Not that school critics were totally quiet. Some, like Lincoln Street’s Richard Fisco, hurled harsh criticisms against the schools – so harsh that at least two speakers reflected on how polarized the town has become over school spending.

But a common theme soon united the two factions.

“We’re blaming the wrong people,” Maine Street’s Mary Donnelly said, explaining that residents are prone to blaming the Town Council for tax increases when “we need more help from state and federal monies.”

“Unfortunately, you guys are left holding the bag here,” Longfellow Street resident Vladimir Douhovnikoff agreed, elaborating that the Town Council is often left without a choice but to increase taxes in the absence of state aid.

Donnelly and Douhovnikoff both spoke in support of the school budget.

Terril Hunter, of Dionne Circle, did not. She asked the council “to really sharpen your pencils” when they go to trim the budget.

“(A) 5 percent (increase) is unacceptable. Three percent is unacceptable,” she said, describing how the property taxes on her “modest ranch” have risen to a point where she and her husband are paying a burdensome $5,000 a year in property taxes.

She also urged officials and the public “to advocate at the state level” for more support of local municipalities.

The School Board’s initial budget recommendation included $800,000 in cuts that eliminated a handful of positions, the purchase of a new school bus, and some routine maintenance.

At the board’s May 17 meeting, Ben Tucker moved to adopt another slate of cuts – totaling $500,000, at Town Manager John Elridge’s request – that would keep the slashed items in the budget, but left unfunded. 

“I would not support this kind of budget if I did not think we would get additional money from the state,” Tucker said.

The motion failed in a 4-4 tie, with Chairwoman Joy Prescott absent.

Billy Thompson quickly proposed a compromise to split the $500,000 reduction between the school’s operating budget and the town’s reserve fund. 

The bulk of his proposed $250,000 reduction would cut positions for a curriculum coordinator, a part-time music teacher, and a special education secretary.

Several members of the public, as well as board members Sarah Singer and Elizabeth Sokoloff, advocated using money from the town’s rainy day fund.

“It’s raining,” Singer said, echoing almost verbatim a member of the public, Dana Bateman, who spoke at the May 11 hearing.

Thompson’s motion passed 5-3, with board members Teresa Gillis, Jim Grant, and Elizabeth Sokoloff opposed.

Grant had supported Tucker’s original motion, where Gillis and Sokoloff objected to any further cuts at all.

The Town Council will vote on the final budget May 25, when they will have the ultimate say in whether to supplement the school’s operating budget with reserve funds.

They will also decide how to allocate any additional state subsidies which, state statute stipulates, they can use to restore cuts to the school budget, or tax relief.
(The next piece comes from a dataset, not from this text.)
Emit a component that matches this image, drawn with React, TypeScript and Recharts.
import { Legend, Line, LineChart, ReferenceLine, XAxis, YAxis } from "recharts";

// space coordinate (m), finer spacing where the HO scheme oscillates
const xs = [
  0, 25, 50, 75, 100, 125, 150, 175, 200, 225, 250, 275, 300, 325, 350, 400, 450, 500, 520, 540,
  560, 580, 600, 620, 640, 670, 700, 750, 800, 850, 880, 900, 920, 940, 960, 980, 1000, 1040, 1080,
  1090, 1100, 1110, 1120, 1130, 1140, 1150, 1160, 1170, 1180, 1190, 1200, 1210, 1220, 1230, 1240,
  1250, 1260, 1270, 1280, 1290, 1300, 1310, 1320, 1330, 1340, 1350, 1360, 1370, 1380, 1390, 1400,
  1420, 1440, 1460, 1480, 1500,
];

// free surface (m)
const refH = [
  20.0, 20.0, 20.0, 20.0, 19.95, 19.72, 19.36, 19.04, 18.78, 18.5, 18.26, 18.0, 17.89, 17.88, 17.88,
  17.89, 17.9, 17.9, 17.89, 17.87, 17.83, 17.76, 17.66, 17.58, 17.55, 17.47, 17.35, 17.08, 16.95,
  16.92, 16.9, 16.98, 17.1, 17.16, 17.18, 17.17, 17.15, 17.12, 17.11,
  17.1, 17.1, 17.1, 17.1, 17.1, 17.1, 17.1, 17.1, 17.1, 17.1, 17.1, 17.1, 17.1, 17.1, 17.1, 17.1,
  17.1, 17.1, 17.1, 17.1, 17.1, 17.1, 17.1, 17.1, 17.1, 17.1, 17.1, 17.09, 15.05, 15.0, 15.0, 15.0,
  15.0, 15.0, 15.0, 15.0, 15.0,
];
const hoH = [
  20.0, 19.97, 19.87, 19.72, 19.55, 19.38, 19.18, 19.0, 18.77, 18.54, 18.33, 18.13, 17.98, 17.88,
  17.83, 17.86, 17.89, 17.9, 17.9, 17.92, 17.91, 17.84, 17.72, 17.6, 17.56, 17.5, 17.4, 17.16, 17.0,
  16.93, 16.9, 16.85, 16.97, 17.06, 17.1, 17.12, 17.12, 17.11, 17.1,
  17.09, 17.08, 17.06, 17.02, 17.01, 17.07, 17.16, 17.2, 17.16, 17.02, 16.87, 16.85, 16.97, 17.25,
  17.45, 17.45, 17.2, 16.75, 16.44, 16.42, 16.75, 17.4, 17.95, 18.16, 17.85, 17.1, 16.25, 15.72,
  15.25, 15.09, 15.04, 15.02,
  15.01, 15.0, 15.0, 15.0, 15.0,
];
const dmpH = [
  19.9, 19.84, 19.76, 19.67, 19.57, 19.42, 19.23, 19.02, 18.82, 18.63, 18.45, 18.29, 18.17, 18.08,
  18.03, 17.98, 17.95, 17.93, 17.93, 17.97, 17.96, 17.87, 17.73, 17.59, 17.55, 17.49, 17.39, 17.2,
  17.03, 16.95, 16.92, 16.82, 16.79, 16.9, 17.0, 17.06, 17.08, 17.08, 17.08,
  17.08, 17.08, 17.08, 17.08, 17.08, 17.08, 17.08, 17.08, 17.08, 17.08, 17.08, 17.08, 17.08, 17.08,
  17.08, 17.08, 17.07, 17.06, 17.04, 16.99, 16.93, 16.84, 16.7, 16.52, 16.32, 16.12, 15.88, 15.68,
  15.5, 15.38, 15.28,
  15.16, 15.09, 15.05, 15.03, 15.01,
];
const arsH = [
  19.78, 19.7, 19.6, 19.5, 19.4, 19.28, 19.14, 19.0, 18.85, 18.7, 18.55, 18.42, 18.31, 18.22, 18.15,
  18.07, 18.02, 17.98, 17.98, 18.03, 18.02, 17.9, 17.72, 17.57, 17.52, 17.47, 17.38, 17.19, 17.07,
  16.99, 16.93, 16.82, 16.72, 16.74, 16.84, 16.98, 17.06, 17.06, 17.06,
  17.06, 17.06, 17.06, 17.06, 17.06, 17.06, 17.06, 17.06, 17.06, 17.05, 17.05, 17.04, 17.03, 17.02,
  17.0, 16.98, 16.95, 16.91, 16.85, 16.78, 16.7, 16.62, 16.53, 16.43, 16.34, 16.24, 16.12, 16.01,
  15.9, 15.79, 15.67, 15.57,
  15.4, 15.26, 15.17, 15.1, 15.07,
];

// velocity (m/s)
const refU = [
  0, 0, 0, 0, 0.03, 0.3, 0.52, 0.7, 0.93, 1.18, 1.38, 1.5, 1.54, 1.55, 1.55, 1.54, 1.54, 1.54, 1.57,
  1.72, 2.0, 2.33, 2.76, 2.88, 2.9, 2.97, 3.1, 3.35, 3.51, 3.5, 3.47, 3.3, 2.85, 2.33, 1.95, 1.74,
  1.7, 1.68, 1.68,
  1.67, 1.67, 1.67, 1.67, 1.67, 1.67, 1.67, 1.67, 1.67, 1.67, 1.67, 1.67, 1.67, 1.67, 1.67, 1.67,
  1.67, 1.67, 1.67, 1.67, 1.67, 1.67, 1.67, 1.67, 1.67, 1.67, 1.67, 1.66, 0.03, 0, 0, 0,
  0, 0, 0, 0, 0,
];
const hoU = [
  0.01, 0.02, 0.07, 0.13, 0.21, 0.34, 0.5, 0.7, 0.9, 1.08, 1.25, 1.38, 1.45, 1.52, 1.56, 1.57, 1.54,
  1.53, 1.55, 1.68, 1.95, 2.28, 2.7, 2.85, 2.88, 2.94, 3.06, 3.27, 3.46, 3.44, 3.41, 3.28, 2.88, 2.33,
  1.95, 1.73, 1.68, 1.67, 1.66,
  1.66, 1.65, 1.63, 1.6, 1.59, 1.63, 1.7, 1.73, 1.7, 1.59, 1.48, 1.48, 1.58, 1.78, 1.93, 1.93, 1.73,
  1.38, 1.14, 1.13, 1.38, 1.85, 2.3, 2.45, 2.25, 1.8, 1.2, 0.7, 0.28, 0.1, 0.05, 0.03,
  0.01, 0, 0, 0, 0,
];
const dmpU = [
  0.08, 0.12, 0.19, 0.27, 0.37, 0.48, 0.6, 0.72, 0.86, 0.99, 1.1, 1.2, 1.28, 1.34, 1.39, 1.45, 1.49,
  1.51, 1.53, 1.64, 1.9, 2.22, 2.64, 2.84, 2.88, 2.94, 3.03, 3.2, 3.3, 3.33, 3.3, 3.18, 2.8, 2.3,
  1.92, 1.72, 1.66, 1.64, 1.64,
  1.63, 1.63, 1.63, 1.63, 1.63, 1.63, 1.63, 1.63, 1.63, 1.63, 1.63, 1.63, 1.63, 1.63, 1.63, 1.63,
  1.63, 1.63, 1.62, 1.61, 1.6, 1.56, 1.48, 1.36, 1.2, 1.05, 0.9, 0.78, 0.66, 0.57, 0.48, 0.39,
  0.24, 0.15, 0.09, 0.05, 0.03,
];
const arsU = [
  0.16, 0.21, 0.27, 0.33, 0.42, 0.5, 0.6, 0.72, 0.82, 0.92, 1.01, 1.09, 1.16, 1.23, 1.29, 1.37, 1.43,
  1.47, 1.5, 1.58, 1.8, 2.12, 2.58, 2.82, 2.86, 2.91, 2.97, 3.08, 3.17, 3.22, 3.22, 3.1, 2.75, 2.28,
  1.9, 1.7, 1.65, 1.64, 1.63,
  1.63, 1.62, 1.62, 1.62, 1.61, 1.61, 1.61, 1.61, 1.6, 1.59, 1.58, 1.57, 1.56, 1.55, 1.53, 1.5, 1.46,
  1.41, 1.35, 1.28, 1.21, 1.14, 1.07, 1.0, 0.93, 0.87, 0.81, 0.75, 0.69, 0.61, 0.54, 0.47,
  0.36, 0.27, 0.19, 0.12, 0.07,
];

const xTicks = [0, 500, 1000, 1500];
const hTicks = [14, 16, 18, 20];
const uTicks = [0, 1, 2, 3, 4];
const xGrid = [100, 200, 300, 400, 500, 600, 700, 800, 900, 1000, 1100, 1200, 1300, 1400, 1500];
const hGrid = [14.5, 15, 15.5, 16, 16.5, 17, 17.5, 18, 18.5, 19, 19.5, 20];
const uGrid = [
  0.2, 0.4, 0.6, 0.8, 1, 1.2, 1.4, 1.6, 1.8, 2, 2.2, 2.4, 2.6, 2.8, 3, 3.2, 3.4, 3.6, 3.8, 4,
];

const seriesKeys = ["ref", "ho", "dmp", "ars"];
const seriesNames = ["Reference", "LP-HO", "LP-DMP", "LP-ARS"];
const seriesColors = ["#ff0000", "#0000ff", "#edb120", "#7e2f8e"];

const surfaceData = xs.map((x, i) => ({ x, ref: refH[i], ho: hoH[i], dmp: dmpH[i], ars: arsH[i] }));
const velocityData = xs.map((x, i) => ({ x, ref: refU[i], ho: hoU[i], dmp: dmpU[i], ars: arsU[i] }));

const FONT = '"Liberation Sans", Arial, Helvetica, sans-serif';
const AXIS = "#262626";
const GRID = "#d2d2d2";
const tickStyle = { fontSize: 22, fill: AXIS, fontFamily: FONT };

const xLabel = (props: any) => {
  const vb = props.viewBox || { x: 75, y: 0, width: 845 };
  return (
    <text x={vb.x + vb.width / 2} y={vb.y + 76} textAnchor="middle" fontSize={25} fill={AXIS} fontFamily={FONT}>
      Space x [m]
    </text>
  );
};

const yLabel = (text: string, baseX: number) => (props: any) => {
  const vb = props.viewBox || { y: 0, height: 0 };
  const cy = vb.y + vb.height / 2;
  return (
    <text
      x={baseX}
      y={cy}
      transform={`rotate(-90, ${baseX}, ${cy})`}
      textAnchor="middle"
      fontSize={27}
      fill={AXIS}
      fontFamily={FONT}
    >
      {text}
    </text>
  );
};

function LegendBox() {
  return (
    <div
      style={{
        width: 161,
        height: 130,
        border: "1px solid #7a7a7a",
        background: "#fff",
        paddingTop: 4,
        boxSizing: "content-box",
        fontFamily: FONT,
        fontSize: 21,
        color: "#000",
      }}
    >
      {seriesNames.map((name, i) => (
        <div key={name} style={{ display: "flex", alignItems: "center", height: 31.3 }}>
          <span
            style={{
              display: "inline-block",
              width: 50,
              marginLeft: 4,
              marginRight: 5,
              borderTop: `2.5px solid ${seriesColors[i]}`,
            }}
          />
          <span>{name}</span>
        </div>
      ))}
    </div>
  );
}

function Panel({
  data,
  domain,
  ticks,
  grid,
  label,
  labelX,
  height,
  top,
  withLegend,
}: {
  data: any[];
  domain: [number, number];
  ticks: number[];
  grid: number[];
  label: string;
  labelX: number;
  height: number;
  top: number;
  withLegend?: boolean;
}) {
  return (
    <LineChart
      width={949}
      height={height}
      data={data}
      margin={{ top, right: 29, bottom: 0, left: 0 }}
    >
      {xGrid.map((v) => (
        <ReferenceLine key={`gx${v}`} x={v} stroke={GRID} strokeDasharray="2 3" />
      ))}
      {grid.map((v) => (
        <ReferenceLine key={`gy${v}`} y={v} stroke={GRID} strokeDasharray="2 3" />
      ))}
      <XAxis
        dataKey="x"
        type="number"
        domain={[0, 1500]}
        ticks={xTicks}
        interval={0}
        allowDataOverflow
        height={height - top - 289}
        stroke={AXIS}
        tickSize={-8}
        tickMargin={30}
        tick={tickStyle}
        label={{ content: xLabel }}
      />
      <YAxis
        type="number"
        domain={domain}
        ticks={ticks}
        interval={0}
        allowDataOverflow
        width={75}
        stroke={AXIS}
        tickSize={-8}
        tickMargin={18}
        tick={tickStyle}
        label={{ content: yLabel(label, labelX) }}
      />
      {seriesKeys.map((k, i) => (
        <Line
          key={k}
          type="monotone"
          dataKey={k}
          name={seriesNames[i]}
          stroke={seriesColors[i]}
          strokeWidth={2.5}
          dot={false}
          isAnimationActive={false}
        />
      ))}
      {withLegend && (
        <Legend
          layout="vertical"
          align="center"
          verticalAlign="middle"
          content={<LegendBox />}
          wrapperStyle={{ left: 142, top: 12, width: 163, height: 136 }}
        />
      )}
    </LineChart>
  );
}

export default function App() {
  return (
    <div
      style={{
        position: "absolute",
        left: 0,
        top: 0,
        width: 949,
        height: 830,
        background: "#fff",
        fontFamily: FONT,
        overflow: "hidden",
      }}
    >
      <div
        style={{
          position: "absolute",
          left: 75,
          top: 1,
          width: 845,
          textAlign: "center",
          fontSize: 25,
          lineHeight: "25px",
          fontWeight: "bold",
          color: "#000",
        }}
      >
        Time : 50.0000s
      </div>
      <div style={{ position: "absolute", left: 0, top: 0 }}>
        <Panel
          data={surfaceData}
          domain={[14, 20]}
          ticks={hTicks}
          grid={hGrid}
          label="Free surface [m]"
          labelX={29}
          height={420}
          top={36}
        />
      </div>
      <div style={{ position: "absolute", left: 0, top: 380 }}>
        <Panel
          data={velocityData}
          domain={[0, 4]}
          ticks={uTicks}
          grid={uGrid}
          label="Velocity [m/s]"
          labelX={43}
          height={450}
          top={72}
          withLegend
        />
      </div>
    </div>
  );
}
Callie Ferguson can be reached at 781-3661, ext. 100, or cferguson@theforecaster.net. Follow her on Twitter: @calliecferguson.
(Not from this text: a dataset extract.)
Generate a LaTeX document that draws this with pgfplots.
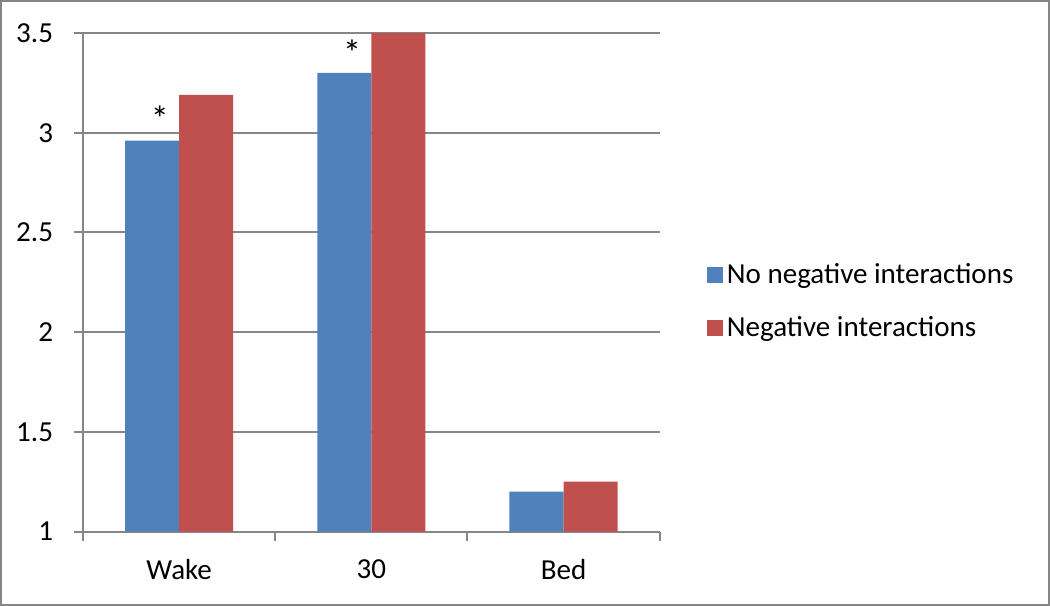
\documentclass[border=0pt]{standalone}
\usepackage{fontspec}
\setmainfont{Carlito}
\usepackage{pgfplots}
\pgfplotsset{compat=1.18}
\definecolor{xblue}{HTML}{4F81BD}
\definecolor{xred}{HTML}{C0504D}
\definecolor{xgray}{HTML}{868686}
\begin{document}
\begin{tikzpicture}
\begin{axis}[
  at={(0pt,0pt)}, anchor=south west,
  scale only axis, width=288pt, height=249pt,
  ymin=1, ymax=3.5, ytick={1,1.5,2,2.5,3,3.5},
  xmin=-0.5, xmax=2.5,
  xtick={0,1,2}, xticklabels={Wake,30,Bed},
  minor xtick={-0.5,0.5,1.5,2.5},
  major x tick style={draw=none},
  axis x line*=bottom, axis y line*=left,
  ymajorgrids, grid style={xgray, line width=1pt},
  axis line style={xgray, line width=1pt},
  tick style={xgray, line width=1pt},
  tick align=outside,
  major tick length=4.5pt, minor tick length=4.5pt,
  ybar=0pt, bar width=27pt,
  font=\fontsize{14.5}{17}\selectfont,
  /pgf/number format/assume math mode=true,
  yticklabel style={font=\fontsize{14.5}{17}\selectfont, xshift=-7pt},
  xticklabel style={font=\fontsize{14.5}{17}\selectfont, yshift=-6pt},
  legend style={at={(1.071,0.462)}, anchor=west, draw=none, fill=none,
    row sep=11pt, font=\fontsize{14.5}{17}\selectfont},
  legend cell align=left,
  legend image code/.code={\draw[#1, draw=none] (0pt,-4pt) rectangle (8pt,4pt);},
]
\addplot[fill=xblue, draw=none] coordinates {(0,2.96) (1,3.30) (2,1.20)};
\addplot[fill=xred, draw=none] coordinates {(0,3.19) (1,3.50) (2,1.25)};
\legend{No negative interactions, Negative interactions}
\node[font=\fontsize{18}{20}\selectfont] at (axis cs:-0.1,3.07) {*};
\node[font=\fontsize{18}{20}\selectfont] at (axis cs:0.9,3.40) {*};
\end{axis}
\draw[xgray, line width=1pt] (-41pt,-36.5pt) rectangle (482.5pt,265pt);
\end{tikzpicture}
\end{document}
Brunswick Town Council Chairwoman Alison Harris and Town Manager John Elridge at a May 11 public hearing on the proposed $63 million municipal budget. The majority of the 17 people that spoke defended the school department’s recommended budget, and criticized the state government for worsening local tensions around climbing property taxes.

0
Reporting on municipal, school, and community news in Brunswick and Harpswell. Bowdoin graduate, Wild Oats sandwich-eater. Callie can be reached at 207-781-3661 ext. 100, or cferguson@theforecaster.net.
  • Chew H Bird

    According to the proposed Brunswick budget, in 2008-09 the school budget (net) from property taxes was $15,530,080.00 and the proposed budget is looking at (net from property taxes) $25,318,022.00.

    During this same time frame, the municipal (non-school) budget, net from property taxes, has gone from from $12,066150.00 in 2008-09 to the proposed amount of $15,987,925.00.

    I understand that costs rise, but the percentage of increase by the school budget is way out of proportion. I also read that we have roughly 25-30% less students than we did in 2010. Something is “fishy” is Brunswick…

    • Chris Watkinson

      For 2017-18, the Town Council is increasing their budget by 4.75%. School Department? -0.58%. At tonight’s meeting, Council is also going to use $500K surplus from the General Fund to put toward capital projects (yet unnamed) instead of buying down the tax rate – just like in 2015 when they spent $280K on a vacant Cumberland Farms on Pleasant St, for no reason whatsoever. It doesn’t look like the School Department is not the irresponsible party here.

      As for increasing school budget since 2010, the state funding for essential services in Brunswick has dropped from about 50% to about 30% over that time period (they’re obligated to meet 55% every year, hasn’t happened yet). Children don’t just disappear into thin air, so when state funds are reduced, municipal tax is increased.

      • Chew H Bird

        Our State has a spending problem. There is money for education but it is allocated for other purposes. We elect people to make decisions on behalf of our citizens. Regardless of political leanings or preferences, we need our elected officials to actually make choices. There is only so much money to go around and spending funds on projects other than education, when there is a 55% mandate, is not responsible.

        All I want to point out is that school costs have historically risen at a higher rate than non education costs in Brunswick. I would like to see school costs tied to the rate of inflation, (but that isn’t going to happen). While the town has made poor real estate choices, allowing the Jordan Acres school to fail by not shoveling the roof and holding engineers, contractors, and architects accountable is the mother of all lapses in responsibility in the past couple of decades.